Siapa yang tak mau punya anak? Aku selalu membatin setiap pertanyaan-pertanyaan itu dilontarkan, “kapan punya anak?”, “Kok belum punya anak?”, “Belum mau punya anak ya?”,”Kok belum hamil juga?” pertanyaan itu ku dengar sinis meski intonasinya biasa saja. Mereka tidak pernah mengerti betapa telinga ini sangat bosan dengan pertanyaan semacam itu. Mereka juga tidak mengerti betapa telinga ini rindu sekali dengan tangisan bayi, teriakan anak-anak yang memanggil mama. Pun tangan ini begitu rindu dekap tubuh mungil dalam balutan selimut kecil, wangi bayi yang semerbak di setiap sudut rumah. Betapa aku ingin, ingin sekali memiliki buah hati. Sebuah harapan yang tidak pernah bosan ku minta pada Rabbku.

Hingga akhirnya keinginan yang menggebu-gebu ini membawaku pada sebuah pertanyaan “Kenapa aku ingin memiliki anak?” Apakah keinginan ini keluar hanya karena rasa serakah dan egois seorang manusia yang ingin memiliki apa yang belum dimiliki?
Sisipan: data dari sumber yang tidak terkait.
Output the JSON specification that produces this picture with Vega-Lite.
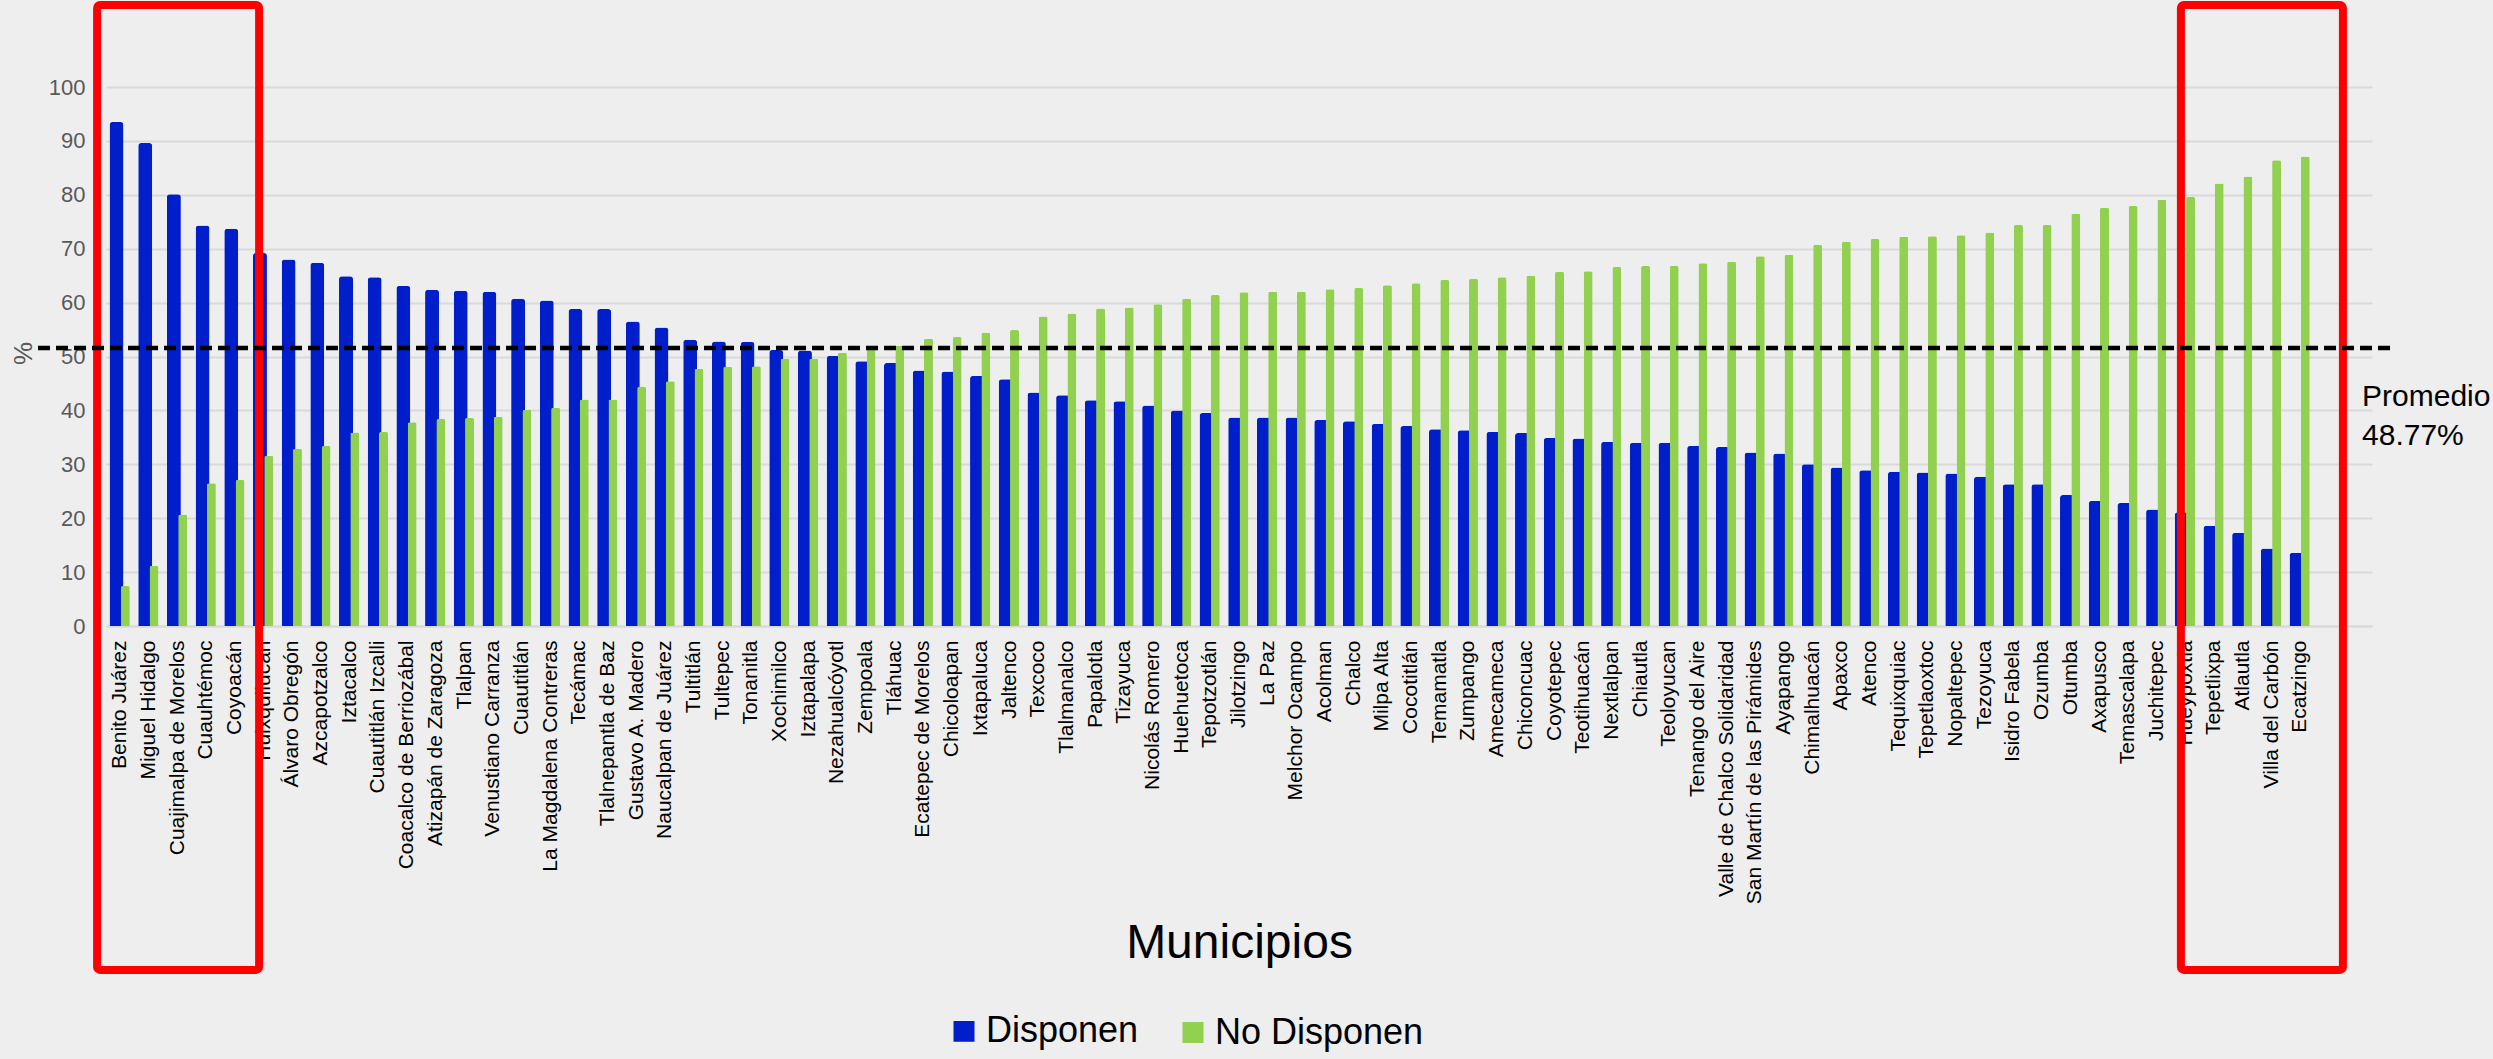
{
  "$schema": "https://vega.github.io/schema/vega-lite/v6.json",
  "width": 2266,
  "height": 539,
  "autosize": "none",
  "padding": {"left": 106, "top": 87, "right": 121, "bottom": 433},
  "background": "#EEEEEE",
  "config": {"view": {"stroke": null}, "font": "Liberation Sans"},
  "datasets": {
    "municipios": [
      {"m": "Benito Juárez", "d": 93.5, "n": 7.4},
      {"m": "Miguel Hidalgo", "d": 89.6, "n": 11.2},
      {"m": "Cuajimalpa de Morelos", "d": 80.1, "n": 20.7},
      {"m": "Cuauhtémoc", "d": 74.3, "n": 26.5},
      {"m": "Coyoacán", "d": 73.7, "n": 27.1},
      {"m": "Huixquilucan", "d": 69.2, "n": 31.6},
      {"m": "Álvaro Obregón", "d": 68.0, "n": 32.9},
      {"m": "Azcapotzalco", "d": 67.4, "n": 33.4},
      {"m": "Iztacalco", "d": 64.9, "n": 35.9},
      {"m": "Cuautitlán Izcalli", "d": 64.7, "n": 36.0},
      {"m": "Coacalco de Berriozábal", "d": 63.1, "n": 37.8},
      {"m": "Atizapán de Zaragoza", "d": 62.4, "n": 38.4},
      {"m": "Tlalpan", "d": 62.2, "n": 38.6},
      {"m": "Venustiano Carranza", "d": 62.0, "n": 38.8},
      {"m": "Cuautitlán", "d": 60.7, "n": 40.1},
      {"m": "La Magdalena Contreras", "d": 60.4, "n": 40.5},
      {"m": "Tecámac", "d": 58.8, "n": 42.0},
      {"m": "Tlalnepantla de Baz", "d": 58.8, "n": 42.0},
      {"m": "Gustavo A. Madero", "d": 56.5, "n": 44.4},
      {"m": "Naucalpan de Juárez", "d": 55.4, "n": 45.4},
      {"m": "Tultitlán", "d": 53.1, "n": 47.7},
      {"m": "Tultepec", "d": 52.8, "n": 48.1},
      {"m": "Tonanitla", "d": 52.7, "n": 48.2},
      {"m": "Xochimilco", "d": 51.2, "n": 49.6},
      {"m": "Iztapalapa", "d": 51.1, "n": 49.6},
      {"m": "Nezahualcóyotl", "d": 50.1, "n": 50.7},
      {"m": "Zempoala", "d": 49.1, "n": 51.7},
      {"m": "Tláhuac", "d": 48.8, "n": 52.0},
      {"m": "Ecatepec de Morelos", "d": 47.4, "n": 53.3},
      {"m": "Chicoloapan", "d": 47.2, "n": 53.6},
      {"m": "Ixtapaluca", "d": 46.4, "n": 54.4},
      {"m": "Jaltenco", "d": 45.8, "n": 54.9},
      {"m": "Texcoco", "d": 43.3, "n": 57.4},
      {"m": "Tlalmanalco", "d": 42.8, "n": 58.0},
      {"m": "Papalotla", "d": 41.9, "n": 58.9},
      {"m": "Tizayuca", "d": 41.7, "n": 59.1},
      {"m": "Nicolás Romero", "d": 40.9, "n": 59.7},
      {"m": "Huehuetoca", "d": 40.0, "n": 60.7},
      {"m": "Tepotzotlán", "d": 39.5, "n": 61.4},
      {"m": "Jilotzingo", "d": 38.7, "n": 61.9},
      {"m": "La Paz", "d": 38.7, "n": 62.0},
      {"m": "Melchor Ocampo", "d": 38.7, "n": 62.0},
      {"m": "Acolman", "d": 38.2, "n": 62.5},
      {"m": "Chalco", "d": 38.0, "n": 62.7},
      {"m": "Milpa Alta", "d": 37.5, "n": 63.2},
      {"m": "Cocotitlán", "d": 37.1, "n": 63.6},
      {"m": "Temamatla", "d": 36.5, "n": 64.2},
      {"m": "Zumpango", "d": 36.3, "n": 64.4},
      {"m": "Amecameca", "d": 36.0, "n": 64.7},
      {"m": "Chiconcuac", "d": 35.8, "n": 65.0},
      {"m": "Coyotepec", "d": 34.9, "n": 65.7},
      {"m": "Teotihuacán", "d": 34.8, "n": 65.8},
      {"m": "Nextlalpan", "d": 34.2, "n": 66.6},
      {"m": "Chiautla", "d": 34.0, "n": 66.8},
      {"m": "Teoloyucan", "d": 34.0, "n": 66.8},
      {"m": "Tenango del Aire", "d": 33.4, "n": 67.3},
      {"m": "Valle de Chalco Solidaridad", "d": 33.2, "n": 67.6},
      {"m": "San Martín de las Pirámides", "d": 32.2, "n": 68.6},
      {"m": "Ayapango", "d": 32.0, "n": 68.9},
      {"m": "Chimalhuacán", "d": 30.0, "n": 70.7},
      {"m": "Apaxco", "d": 29.4, "n": 71.3},
      {"m": "Atenco", "d": 28.9, "n": 71.8},
      {"m": "Tequixquiac", "d": 28.6, "n": 72.2},
      {"m": "Tepetlaoxtoc", "d": 28.5, "n": 72.3},
      {"m": "Nopaltepec", "d": 28.3, "n": 72.5},
      {"m": "Tezoyuca", "d": 27.7, "n": 73.0},
      {"m": "Isidro Fabela", "d": 26.3, "n": 74.4},
      {"m": "Ozumba", "d": 26.3, "n": 74.4},
      {"m": "Otumba", "d": 24.3, "n": 76.5},
      {"m": "Axapusco", "d": 23.2, "n": 77.6},
      {"m": "Temascalapa", "d": 22.8, "n": 77.9},
      {"m": "Juchitepec", "d": 21.6, "n": 79.1},
      {"m": "Hueypoxtla", "d": 21.1, "n": 79.6},
      {"m": "Tepetlixpa", "d": 18.6, "n": 82.1},
      {"m": "Atlautla", "d": 17.3, "n": 83.4},
      {"m": "Villa del Carbón", "d": 14.4, "n": 86.4},
      {"m": "Ecatzingo", "d": 13.6, "n": 87.1}
    ]
  },
  "layer": [
    {
      "layer": [
        {
          "data": {"name": "municipios"},
          "mark": {"type": "bar", "width": 14, "xOffset": -3.8, "cornerRadiusTopLeft": 3, "cornerRadiusTopRight": 3},
          "encoding": {
            "x": {
              "field": "m", "type": "nominal", "sort": null,
              "scale": {"paddingInner": 0, "paddingOuter": 1.035, "align": 0},
              "axis": {
                "title": "Municipios", "labelAngle": -90, "labelFontSize": 21, "labelColor": "black",
                "labelPadding": 14, "labelLimit": 500, "ticks": false, "domainColor": "#D9D9D9", "domainWidth": 2,
                "titleFontSize": 48, "titleFontWeight": "normal", "titleColor": "black",
                "titleY": 317, "titleBaseline": "middle"
              }
            },
            "y": {
              "field": "d", "type": "quantitative", "title": "%",
              "scale": {"domain": [0, 100], "nice": false},
              "axis": {
                "values": [0, 10, 20, 30, 40, 50, 60, 70, 80, 90, 100],
                "labelFontSize": 22, "labelColor": "#595959", "labelPadding": 21, "ticks": false, "domain": false,
                "gridColor": "#D9D9D9", "gridWidth": 2,
                "titleFontSize": 26, "titleColor": "#595959", "titleFontWeight": "normal",
                "titleX": -83, "titleY": 266, "titleBaseline": "middle"
              }
            },
            "color": {
              "datum": "Disponen", "type": "nominal",
              "scale": {"domain": ["Disponen", "No Disponen"], "range": ["#001FCB", "#92D050"]},
              "legend": {
                "orient": "none", "legendX": 840, "legendY": 926, "direction": "horizontal", "title": null,
                "labelFontSize": 36, "labelColor": "black", "labelLimit": 0, "symbolType": "square", "symbolSize": 441,
                "symbolStrokeWidth": 0, "columnPadding": 36, "labelOffset": 4, "padding": 0,
                "encode": {
                  "symbols": {
                    "update": {
                      "fill": {"signal": "datum.value === 'Disponen' ? '#0A1A78' : '#92D050'"},
                      "stroke": {"signal": "datum.value === 'Disponen' ? '#001FCB' : '#92D050'"},
                      "strokeWidth": {"signal": "datum.value === 'Disponen' ? 6.5 : 0"},
                      "size": {"signal": "datum.value === 'Disponen' ? 210 : 441"}
                    }
                  }
                }
              }
            }
          }
        },
        {
          "data": {"name": "municipios"},
          "mark": {"type": "bar", "width": 9, "xOffset": 5, "cornerRadiusTopLeft": 2, "cornerRadiusTopRight": 2},
          "encoding": {
            "x": {"field": "m", "type": "nominal", "sort": null},
            "y": {"field": "n", "type": "quantitative", "title": "%"},
            "color": {"datum": "No Disponen", "type": "nominal"}
          }
        },
        {
          "data": {"values": [{}]},
          "mark": {"type": "rect", "filled": false, "stroke": "#FF0000", "strokeWidth": 8, "width": 162, "xOffset": 0.4, "cornerRadius": 3},
          "encoding": {
            "x": {"datum": "Cuajimalpa de Morelos", "type": "nominal"},
            "y": {"datum": 115.2, "type": "quantitative"},
            "y2": {"datum": -63.8}
          }
        },
        {
          "data": {"values": [{}]},
          "mark": {"type": "rect", "filled": false, "stroke": "#FF0000", "strokeWidth": 8, "width": 162, "xOffset": -9.7, "cornerRadius": 3},
          "encoding": {
            "x": {"datum": "Villa del Carbón", "type": "nominal"},
            "y": {"datum": 115.2, "type": "quantitative"},
            "y2": {"datum": -63.8}
          }
        }
      ]
    },
    {
      "data": {"values": [{}]},
      "mark": {"type": "rule", "strokeDash": [12, 6], "strokeWidth": 4.5, "color": "black"},
      "encoding": {
        "x": {"datum": -0.03, "type": "quantitative", "scale": {"domain": [0, 1]}, "axis": null},
        "x2": {"datum": 1.0088},
        "y": {"datum": 51.6, "type": "quantitative"}
      }
    },
    {
      "data": {"values": [{}]},
      "mark": {"type": "text", "align": "left", "baseline": "middle", "fontSize": 30, "lineHeight": 39, "color": "black"},
      "encoding": {
        "x": {"datum": 0.9956, "type": "quantitative", "scale": {"domain": [0, 1]}, "axis": null},
        "y": {"datum": 42.4, "type": "quantitative"},
        "text": {"value": ["Promedio", "48.77%"]}
      }
    }
  ],
  "resolve": {"scale": {"x": "independent"}}
}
Atau karena aku mulai sensitif mendengar pertanyaan "Kapan punya anak?” dan pertanyaan sejenisnya? Atau sekedar kecemburuan saja jika melihat teman-teman yang sudah mulai memiliki satu, dua, tiga.... momongan? Aku menundukkan kepala, pening, belum bisa menjawab pertanyaanku sendiri.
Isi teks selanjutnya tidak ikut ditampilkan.